• _Set task_
Return only those lines from the line containing "Write the TikZ code for this diagram." to the line containing "(0,0) rectangle (820,523);", both included, and please omit the pictures.

Entries with chart source code:
※ ※ ※
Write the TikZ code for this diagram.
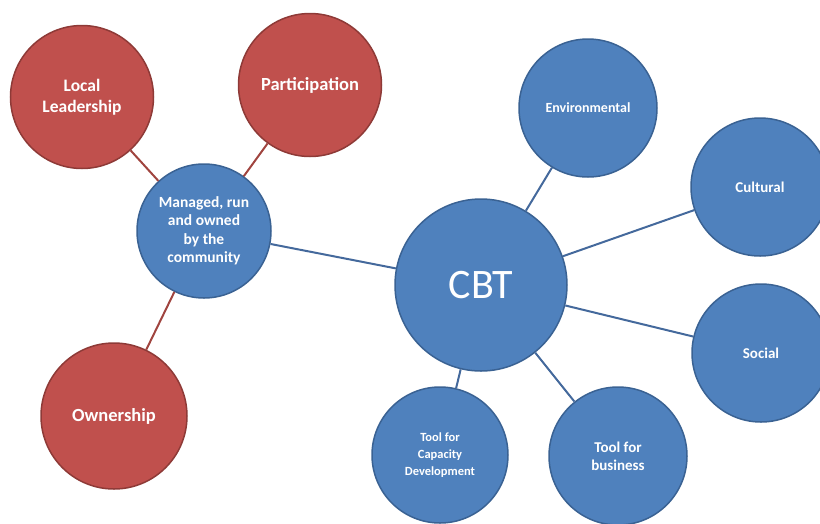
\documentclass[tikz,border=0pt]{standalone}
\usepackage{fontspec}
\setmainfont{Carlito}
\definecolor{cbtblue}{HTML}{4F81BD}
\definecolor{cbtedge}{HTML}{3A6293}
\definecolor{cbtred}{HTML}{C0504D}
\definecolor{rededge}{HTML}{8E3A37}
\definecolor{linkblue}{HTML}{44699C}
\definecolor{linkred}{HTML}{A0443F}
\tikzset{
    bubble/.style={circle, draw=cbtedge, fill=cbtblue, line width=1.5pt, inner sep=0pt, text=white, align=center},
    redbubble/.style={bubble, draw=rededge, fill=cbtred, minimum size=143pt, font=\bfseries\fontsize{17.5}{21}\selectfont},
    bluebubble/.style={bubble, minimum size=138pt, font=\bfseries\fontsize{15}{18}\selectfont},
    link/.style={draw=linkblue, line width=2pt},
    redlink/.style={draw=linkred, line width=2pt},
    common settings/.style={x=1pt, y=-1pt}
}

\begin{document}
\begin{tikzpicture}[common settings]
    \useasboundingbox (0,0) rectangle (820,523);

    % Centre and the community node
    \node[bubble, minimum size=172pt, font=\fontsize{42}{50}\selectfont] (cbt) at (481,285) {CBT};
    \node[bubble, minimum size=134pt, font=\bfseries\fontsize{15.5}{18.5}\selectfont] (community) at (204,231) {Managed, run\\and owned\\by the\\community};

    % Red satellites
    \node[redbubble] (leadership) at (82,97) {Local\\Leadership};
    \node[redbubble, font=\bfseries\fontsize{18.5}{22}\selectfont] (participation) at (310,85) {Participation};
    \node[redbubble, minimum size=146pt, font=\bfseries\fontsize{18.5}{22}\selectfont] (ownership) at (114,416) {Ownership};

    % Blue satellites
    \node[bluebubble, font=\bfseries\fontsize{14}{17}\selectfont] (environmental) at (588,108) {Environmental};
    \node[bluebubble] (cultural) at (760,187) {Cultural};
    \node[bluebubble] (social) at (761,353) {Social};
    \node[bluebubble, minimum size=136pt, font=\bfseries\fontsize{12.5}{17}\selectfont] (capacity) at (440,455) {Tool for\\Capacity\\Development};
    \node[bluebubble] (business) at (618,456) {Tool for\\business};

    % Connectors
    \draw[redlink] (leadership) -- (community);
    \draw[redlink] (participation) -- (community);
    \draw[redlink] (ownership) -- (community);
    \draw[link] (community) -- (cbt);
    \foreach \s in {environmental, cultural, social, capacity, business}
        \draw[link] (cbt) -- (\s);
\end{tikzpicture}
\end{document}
※ ※ ※
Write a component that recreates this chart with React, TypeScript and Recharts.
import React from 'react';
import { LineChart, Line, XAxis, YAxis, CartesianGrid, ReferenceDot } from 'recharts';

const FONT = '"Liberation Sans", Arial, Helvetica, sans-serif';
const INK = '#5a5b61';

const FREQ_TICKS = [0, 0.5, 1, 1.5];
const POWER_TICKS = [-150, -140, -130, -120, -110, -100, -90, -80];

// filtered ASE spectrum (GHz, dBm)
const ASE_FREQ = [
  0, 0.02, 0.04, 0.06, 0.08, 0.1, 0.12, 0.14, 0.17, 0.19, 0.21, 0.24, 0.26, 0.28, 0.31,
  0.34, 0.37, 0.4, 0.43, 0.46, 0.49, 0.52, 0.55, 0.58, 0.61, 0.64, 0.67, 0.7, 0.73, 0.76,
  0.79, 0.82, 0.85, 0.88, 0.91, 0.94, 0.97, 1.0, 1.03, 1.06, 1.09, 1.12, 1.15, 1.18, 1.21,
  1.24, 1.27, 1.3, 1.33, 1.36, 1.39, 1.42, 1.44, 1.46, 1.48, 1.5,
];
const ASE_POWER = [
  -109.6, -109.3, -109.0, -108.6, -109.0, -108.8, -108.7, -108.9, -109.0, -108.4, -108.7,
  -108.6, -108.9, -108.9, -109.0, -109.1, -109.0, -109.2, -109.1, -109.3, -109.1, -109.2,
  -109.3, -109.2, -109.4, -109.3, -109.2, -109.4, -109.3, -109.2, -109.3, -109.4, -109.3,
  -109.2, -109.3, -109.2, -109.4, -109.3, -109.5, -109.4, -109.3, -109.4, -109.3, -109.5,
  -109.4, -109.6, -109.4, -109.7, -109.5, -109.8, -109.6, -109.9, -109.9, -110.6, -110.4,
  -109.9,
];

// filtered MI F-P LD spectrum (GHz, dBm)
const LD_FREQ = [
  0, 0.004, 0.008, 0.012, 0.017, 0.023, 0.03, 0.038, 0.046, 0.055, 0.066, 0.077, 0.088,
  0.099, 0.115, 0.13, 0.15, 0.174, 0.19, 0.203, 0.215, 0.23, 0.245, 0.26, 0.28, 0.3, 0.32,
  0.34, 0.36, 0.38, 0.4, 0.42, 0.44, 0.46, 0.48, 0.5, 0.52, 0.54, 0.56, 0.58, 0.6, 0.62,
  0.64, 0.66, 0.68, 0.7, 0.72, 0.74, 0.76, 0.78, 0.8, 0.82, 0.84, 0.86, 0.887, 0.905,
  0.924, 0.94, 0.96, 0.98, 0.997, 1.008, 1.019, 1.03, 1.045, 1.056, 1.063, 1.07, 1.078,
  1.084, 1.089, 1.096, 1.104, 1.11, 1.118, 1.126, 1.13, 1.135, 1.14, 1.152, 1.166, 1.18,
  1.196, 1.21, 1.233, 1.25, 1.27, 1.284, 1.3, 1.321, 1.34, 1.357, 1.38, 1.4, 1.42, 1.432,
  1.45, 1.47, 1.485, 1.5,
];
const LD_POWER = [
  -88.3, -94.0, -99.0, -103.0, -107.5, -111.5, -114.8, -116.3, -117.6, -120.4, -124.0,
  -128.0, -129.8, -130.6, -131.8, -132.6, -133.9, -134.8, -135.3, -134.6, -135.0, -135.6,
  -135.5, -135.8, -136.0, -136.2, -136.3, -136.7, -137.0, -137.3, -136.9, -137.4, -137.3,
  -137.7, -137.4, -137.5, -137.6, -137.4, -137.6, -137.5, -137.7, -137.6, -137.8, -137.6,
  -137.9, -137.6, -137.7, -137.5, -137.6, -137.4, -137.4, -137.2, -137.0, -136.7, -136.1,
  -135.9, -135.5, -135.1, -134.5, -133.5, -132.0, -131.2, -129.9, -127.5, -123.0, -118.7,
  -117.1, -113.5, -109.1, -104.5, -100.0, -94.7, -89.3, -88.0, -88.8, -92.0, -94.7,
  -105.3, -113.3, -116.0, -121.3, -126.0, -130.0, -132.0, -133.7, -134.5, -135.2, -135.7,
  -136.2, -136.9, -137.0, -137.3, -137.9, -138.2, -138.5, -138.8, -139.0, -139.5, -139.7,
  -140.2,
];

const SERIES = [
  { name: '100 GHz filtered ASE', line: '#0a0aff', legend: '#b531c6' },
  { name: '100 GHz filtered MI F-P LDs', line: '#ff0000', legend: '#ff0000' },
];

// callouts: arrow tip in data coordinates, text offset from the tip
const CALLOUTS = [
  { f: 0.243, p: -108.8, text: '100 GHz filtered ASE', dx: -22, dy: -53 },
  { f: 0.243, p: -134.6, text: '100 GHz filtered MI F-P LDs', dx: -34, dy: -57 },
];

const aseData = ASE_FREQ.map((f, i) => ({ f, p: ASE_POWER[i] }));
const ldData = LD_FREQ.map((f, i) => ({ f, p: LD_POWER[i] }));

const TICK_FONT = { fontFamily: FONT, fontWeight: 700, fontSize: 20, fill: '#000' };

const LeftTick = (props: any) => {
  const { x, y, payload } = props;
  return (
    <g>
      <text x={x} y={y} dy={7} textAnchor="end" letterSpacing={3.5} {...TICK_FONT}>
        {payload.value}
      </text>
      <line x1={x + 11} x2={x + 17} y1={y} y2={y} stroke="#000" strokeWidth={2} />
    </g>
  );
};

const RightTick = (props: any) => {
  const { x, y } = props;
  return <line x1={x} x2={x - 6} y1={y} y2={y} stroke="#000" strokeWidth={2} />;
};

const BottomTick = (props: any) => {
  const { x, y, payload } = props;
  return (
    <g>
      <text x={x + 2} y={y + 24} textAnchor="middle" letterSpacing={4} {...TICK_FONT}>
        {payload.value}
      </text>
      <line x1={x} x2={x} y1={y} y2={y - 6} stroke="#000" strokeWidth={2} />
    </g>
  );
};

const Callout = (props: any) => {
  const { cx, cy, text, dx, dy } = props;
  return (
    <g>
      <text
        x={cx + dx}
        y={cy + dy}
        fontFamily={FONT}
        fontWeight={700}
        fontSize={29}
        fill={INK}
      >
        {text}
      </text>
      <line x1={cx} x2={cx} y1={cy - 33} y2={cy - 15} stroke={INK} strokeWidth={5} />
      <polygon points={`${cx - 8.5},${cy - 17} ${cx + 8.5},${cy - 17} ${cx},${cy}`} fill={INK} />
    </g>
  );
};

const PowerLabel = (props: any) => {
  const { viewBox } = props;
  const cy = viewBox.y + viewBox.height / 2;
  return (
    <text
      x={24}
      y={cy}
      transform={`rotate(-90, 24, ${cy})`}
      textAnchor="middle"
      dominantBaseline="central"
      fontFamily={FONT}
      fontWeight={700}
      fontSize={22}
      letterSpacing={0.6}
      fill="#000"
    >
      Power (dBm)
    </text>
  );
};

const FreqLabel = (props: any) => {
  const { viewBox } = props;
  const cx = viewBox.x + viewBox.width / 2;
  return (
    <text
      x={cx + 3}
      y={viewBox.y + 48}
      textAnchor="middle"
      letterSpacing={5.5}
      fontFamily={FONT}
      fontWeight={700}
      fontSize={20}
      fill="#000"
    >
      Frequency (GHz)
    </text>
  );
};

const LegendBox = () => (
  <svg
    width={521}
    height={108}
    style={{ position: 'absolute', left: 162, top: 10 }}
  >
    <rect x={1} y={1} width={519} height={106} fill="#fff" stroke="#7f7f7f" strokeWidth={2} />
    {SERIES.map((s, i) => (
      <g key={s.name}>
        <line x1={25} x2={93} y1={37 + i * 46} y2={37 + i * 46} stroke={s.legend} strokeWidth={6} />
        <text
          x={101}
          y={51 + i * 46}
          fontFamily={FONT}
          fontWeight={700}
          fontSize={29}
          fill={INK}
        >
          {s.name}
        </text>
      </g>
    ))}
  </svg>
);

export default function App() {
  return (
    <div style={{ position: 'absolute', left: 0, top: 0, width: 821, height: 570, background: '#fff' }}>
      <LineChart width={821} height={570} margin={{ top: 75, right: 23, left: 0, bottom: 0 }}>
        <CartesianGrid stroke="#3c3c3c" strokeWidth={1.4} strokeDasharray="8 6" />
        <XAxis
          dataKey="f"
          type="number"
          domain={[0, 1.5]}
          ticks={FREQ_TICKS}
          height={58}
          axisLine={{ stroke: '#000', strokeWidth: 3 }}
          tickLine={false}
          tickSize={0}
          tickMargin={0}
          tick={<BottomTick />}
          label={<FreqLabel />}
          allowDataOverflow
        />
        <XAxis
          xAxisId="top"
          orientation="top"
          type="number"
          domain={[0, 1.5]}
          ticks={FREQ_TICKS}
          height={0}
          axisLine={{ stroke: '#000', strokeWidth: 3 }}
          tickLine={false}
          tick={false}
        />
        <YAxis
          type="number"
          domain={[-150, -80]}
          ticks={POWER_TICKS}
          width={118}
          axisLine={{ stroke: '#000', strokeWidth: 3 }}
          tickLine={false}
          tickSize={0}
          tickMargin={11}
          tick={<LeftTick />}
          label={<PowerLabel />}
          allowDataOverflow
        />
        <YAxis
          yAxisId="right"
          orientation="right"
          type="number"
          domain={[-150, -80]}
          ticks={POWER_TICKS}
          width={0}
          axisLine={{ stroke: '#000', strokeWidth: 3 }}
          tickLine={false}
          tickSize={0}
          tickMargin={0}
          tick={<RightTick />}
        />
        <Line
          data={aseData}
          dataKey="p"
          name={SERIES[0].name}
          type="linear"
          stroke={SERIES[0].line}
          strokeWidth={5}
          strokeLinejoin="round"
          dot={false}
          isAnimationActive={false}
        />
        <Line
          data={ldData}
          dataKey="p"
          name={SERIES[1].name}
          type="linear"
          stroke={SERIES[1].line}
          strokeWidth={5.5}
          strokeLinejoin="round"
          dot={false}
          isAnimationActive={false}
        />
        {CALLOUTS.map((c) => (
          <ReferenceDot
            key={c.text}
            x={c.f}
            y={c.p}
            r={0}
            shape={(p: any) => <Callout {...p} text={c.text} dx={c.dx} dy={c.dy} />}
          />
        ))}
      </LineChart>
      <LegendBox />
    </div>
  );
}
※ ※ ※
• _Exercise solution_
Write the TikZ code for this diagram.
\documentclass[tikz,border=0pt]{standalone}
\usepackage{fontspec}
\setmainfont{Carlito}
\definecolor{cbtblue}{HTML}{4F81BD}
\definecolor{cbtedge}{HTML}{3A6293}
\definecolor{cbtred}{HTML}{C0504D}
\definecolor{rededge}{HTML}{8E3A37}
\definecolor{linkblue}{HTML}{44699C}
\definecolor{linkred}{HTML}{A0443F}
\tikzset{
    bubble/.style={circle, draw=cbtedge, fill=cbtblue, line width=1.5pt, inner sep=0pt, text=white, align=center},
    redbubble/.style={bubble, draw=rededge, fill=cbtred, minimum size=143pt, font=\bfseries\fontsize{17.5}{21}\selectfont},
    bluebubble/.style={bubble, minimum size=138pt, font=\bfseries\fontsize{15}{18}\selectfont},
    link/.style={draw=linkblue, line width=2pt},
    redlink/.style={draw=linkred, line width=2pt},
    common settings/.style={x=1pt, y=-1pt}
}

\begin{document}
\begin{tikzpicture}[common settings]
    \useasboundingbox (0,0) rectangle (820,523);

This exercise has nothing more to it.